Nous nous engageâmes alors dans une discussion sur les vertus et les vices de l'absence de date de retour. D'un côté, cela correspond à la véritable expérience du nomadisme, et au-delà d'un voyage, ils se construisent un mode de vie ; pourtant tous deux sont convaincus qu'ils rentreront en Allemagne. Ces discussions m'ont fait énormément réfléchir. J'ai toujours estimé que ma plus grande richesse dans ce voyage était le temps. Je suis parti avec peu de moyens, mais avec une année complète devant moi. Pour autant, est-ce que trop de temps n'est-il pas néfaste à l'aventure, à son intensité ? Et plus encore, est-ce que sans date de fin, le temps existe encore ? Si nous étions immortels, chercherions-nous quand même à nous mettre en mouvement ? J'ai alors compris ce qui, pour moi, est la plus grande vertu de la finitude, que ce soit celle d'une vie ou d'un voyage : elle donne de la valeur aux secondes. En fixant une date de fin à mon voyage, je m'oblige à maximiser les expériences, les rencontres, les découvertes, au sein de ce temps limité.

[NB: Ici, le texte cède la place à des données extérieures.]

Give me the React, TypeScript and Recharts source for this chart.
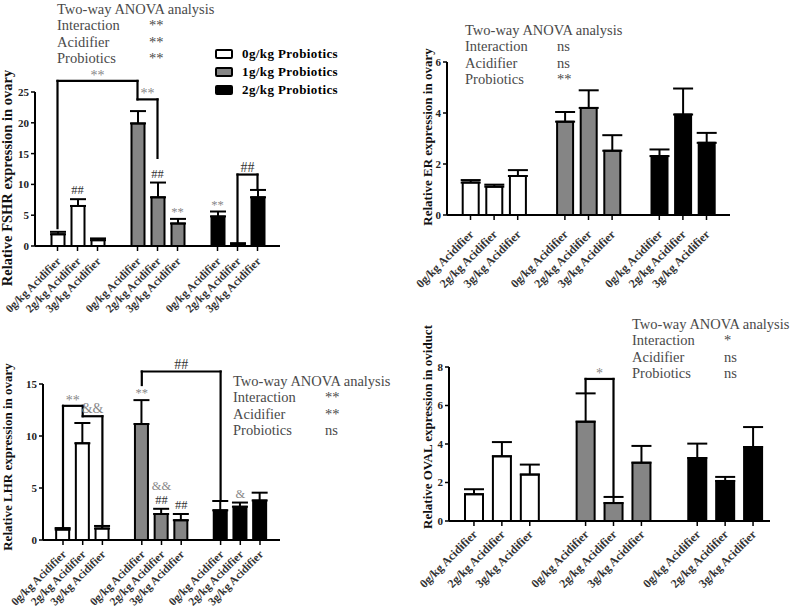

De cette réflexion découle une seconde pensée : le temps reste pour l'être humain une inconnue complète, une notion qui dépasse entièrement notre entendement. Pour en garder un semblant de contrôle, on le mesure : les secondes, minutes, heures, journées, semaines, années nous permettent de maintenir l'illusion que nous maitrisons le temps qui passe. Mais la vérité est toute autre : ce temps est malléable, il a une part de subjectivité absolument indéniable. Nous avons tous fait l'expérience d'une heure qui nous semble interminable, et d'une autre qui passe en une seconde. Sommes-nous vraiment sûrs que ces deux heures durent le même temps ? De la même manière, une année de ma vie routinière me paraît passer bien plus vite que les quatre mois que j'ai déjà vécus à vélo. Ainsi, pour véritablement retranscrire l'expérience du temps qui passe, il me semble que deux paramètres sont à prendre en compte : la durée objective d'un moment (minutes, heures, etc) et l'intensité émotionnelle de ce moment. Dans cette perspective, on peut estimer qu'une heure passée dans les transports en commun parisiens n'est pas aussi longue qu'une heure passée à dîner entre amis. La finitude d'un voyage comme celui que je fais, le fait qu'il soit précisément délimité dans le temps, permet en fait d'apporter cette notion d'intensité, qui fait ralentir chaque minute. En me fixant une fin, j'accorde plus de valeur à chaque instant qui passe, je rend chaque seconde rare, et donc précieuse.